## BEGIN GIVEN RECORDS

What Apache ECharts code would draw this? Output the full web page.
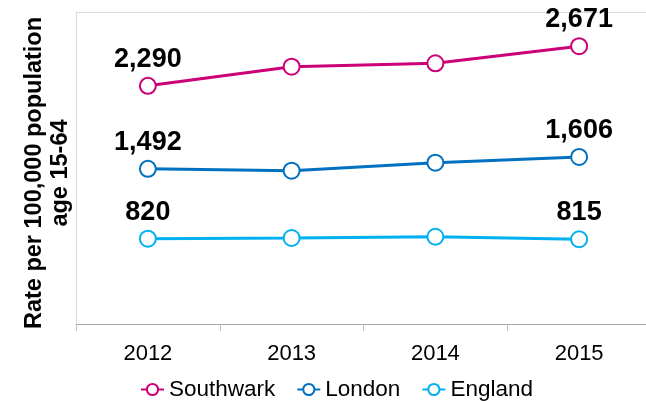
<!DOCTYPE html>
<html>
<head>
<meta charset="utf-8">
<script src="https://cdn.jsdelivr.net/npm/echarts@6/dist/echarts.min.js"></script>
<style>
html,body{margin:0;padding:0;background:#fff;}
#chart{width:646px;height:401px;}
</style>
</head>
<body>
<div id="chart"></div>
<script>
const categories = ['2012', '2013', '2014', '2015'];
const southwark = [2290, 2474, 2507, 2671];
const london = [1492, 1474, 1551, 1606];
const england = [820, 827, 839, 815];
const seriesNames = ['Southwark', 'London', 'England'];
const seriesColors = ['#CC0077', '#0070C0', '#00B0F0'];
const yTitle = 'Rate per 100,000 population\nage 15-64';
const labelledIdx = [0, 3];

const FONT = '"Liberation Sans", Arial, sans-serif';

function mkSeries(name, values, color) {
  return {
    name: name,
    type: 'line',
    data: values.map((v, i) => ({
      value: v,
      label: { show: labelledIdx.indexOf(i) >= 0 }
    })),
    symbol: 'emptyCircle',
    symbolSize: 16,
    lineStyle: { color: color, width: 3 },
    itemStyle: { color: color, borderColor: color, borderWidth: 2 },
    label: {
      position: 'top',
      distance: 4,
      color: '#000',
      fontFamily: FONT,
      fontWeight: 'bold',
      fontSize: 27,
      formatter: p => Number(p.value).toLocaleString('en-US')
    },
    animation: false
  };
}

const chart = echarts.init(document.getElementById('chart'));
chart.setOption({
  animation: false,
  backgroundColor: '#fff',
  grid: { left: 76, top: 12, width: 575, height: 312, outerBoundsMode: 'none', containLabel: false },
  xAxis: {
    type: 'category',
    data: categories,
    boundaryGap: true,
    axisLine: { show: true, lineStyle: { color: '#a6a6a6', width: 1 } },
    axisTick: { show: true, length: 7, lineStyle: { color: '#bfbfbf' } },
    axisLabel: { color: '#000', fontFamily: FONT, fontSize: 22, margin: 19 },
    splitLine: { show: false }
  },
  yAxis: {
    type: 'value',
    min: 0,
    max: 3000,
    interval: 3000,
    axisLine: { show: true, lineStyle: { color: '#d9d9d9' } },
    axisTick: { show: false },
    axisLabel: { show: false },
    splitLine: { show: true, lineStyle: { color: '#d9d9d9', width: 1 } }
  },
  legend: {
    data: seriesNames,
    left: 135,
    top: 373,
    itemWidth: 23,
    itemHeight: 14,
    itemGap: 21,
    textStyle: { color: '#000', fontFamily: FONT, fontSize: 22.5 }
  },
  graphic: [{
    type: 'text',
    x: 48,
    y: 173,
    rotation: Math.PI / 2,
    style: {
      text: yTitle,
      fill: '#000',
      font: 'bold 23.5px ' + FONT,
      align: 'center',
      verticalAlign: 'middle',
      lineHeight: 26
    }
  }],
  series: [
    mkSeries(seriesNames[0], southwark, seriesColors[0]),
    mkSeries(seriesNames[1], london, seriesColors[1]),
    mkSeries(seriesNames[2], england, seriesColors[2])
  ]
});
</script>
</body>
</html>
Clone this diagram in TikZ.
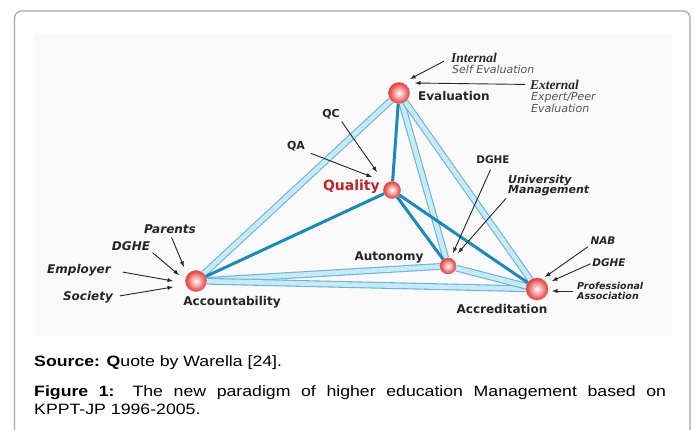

## END GIVEN RECORDS
## BEGIN GIVEN RECORDS

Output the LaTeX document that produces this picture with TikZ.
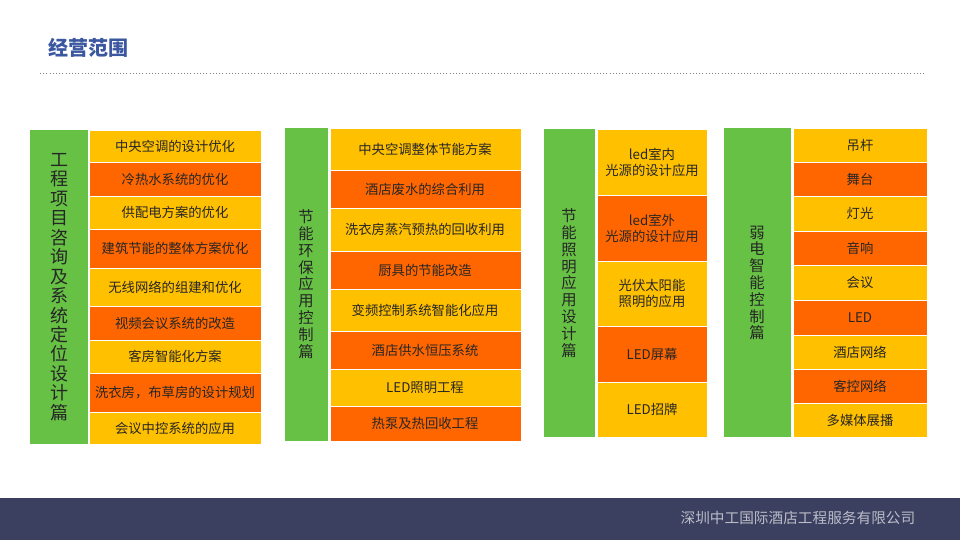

## END GIVEN RECORDS

> _TASK DETAILS_
For each line in the data above that contains the string "this", extract the line.

> _FINAL RESULT_
What Apache ECharts code would draw this? Output the full web page.
Clone this diagram in TikZ.
Output the LaTeX document that produces this picture with TikZ.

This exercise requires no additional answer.